According to the country’s minister of state for the digital economy, Edgard Anicet Mboumbou-Miyakou, the first phase of the project is nearing completion and involves collaboration between the World Bank, the National Agency for Digital Infrastructure and Frequencies in Gabon, and the National Commission for Public Interest Works for the Promotion of Entrepreneurship and Employment (TIPPEE).
The project falls under the fourth component (CAB4) of the broader CAB and involves the deployment of nearly 2,000 km of fibre optic infrastructure to connect the provinces of the Estuary, Moyen-Ogooué, Ogooué-Ivindo, Ogooué-Lolo and Haut-Ogooué to the capital Libreville.

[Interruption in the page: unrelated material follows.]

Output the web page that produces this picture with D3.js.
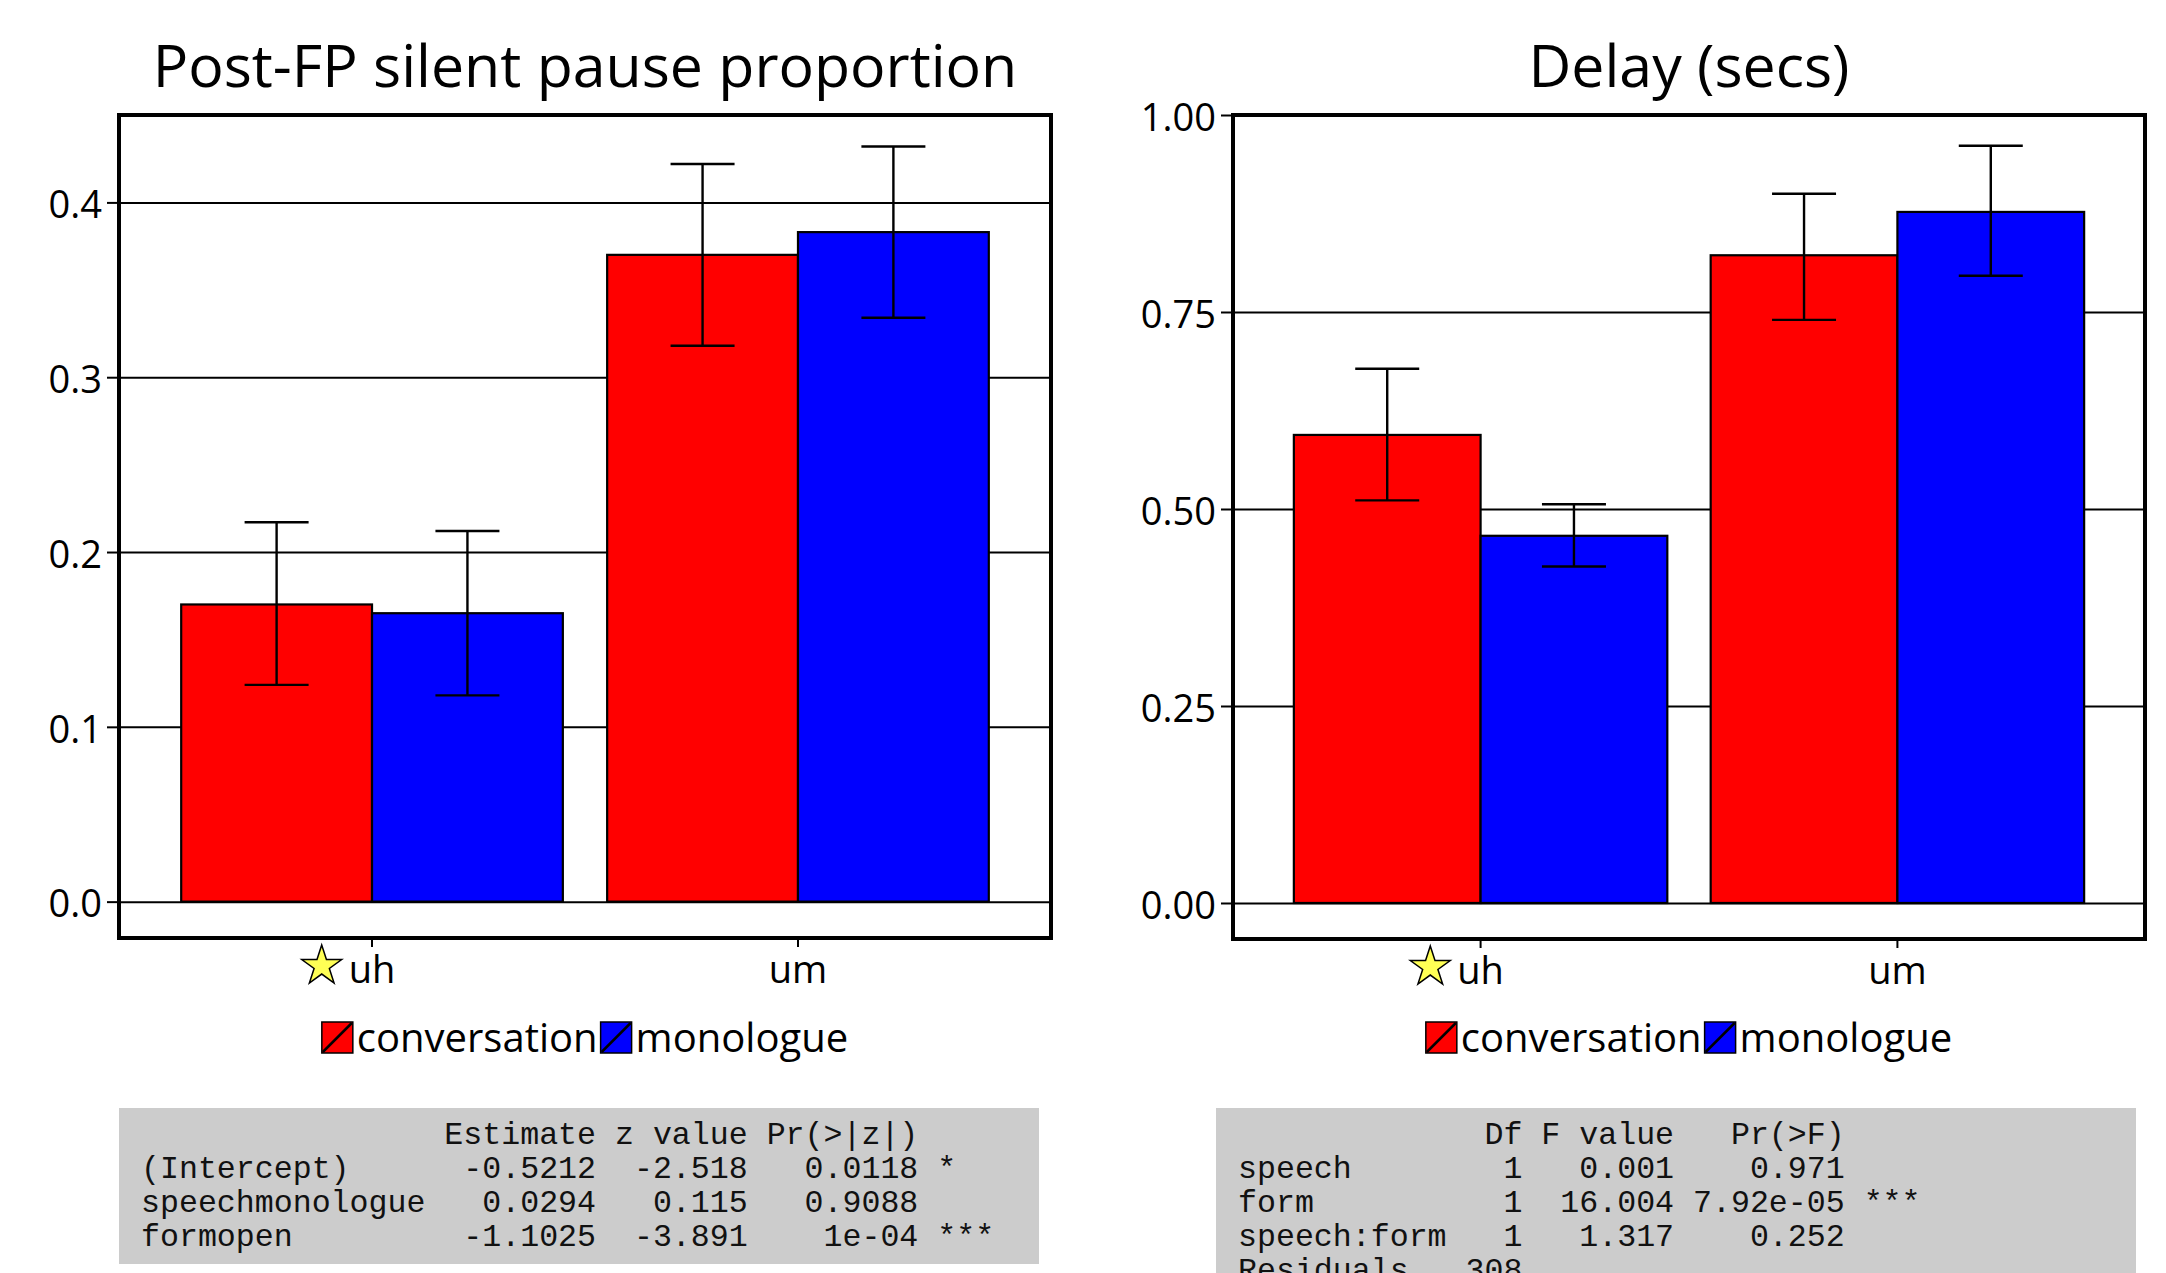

A major component of the project is the construction of a national datacentre that will provide local data hosting and data storage services.
One unit of the datacentre is located in the commune of Franceville (Haut-Ogooué province), while the other located in the Economic Zone of Nkok (commune of Ntoum, province of Estuaire).
CAB4 is in line with the overarching goal of the entire CAB project which is to lower the cost of using fibre optic infrastructure in the region, while also promoting regional integration.
The core objective is to interconnect Gabon with Cameroon and Equatorial Guinea.
In late November 2019, Gabon and Cameroon signed an MoU cementing the legal framework governing the fibre optic interconnection.
Under the CAB initiative, the eleven countries that make up the African Central Economic and Monetary Community (CEMAC) will be digitally connected with funding from the respective governments of member countries, the World Bank and African Development Bank (AfDB).
Member states include Chad and Central African Republic (CAB1), Sao Tome and Principe (CAB2), Republic of Congo (CAB3), Gabon (CAB4) and Democratic Republic of Congo (CAB5).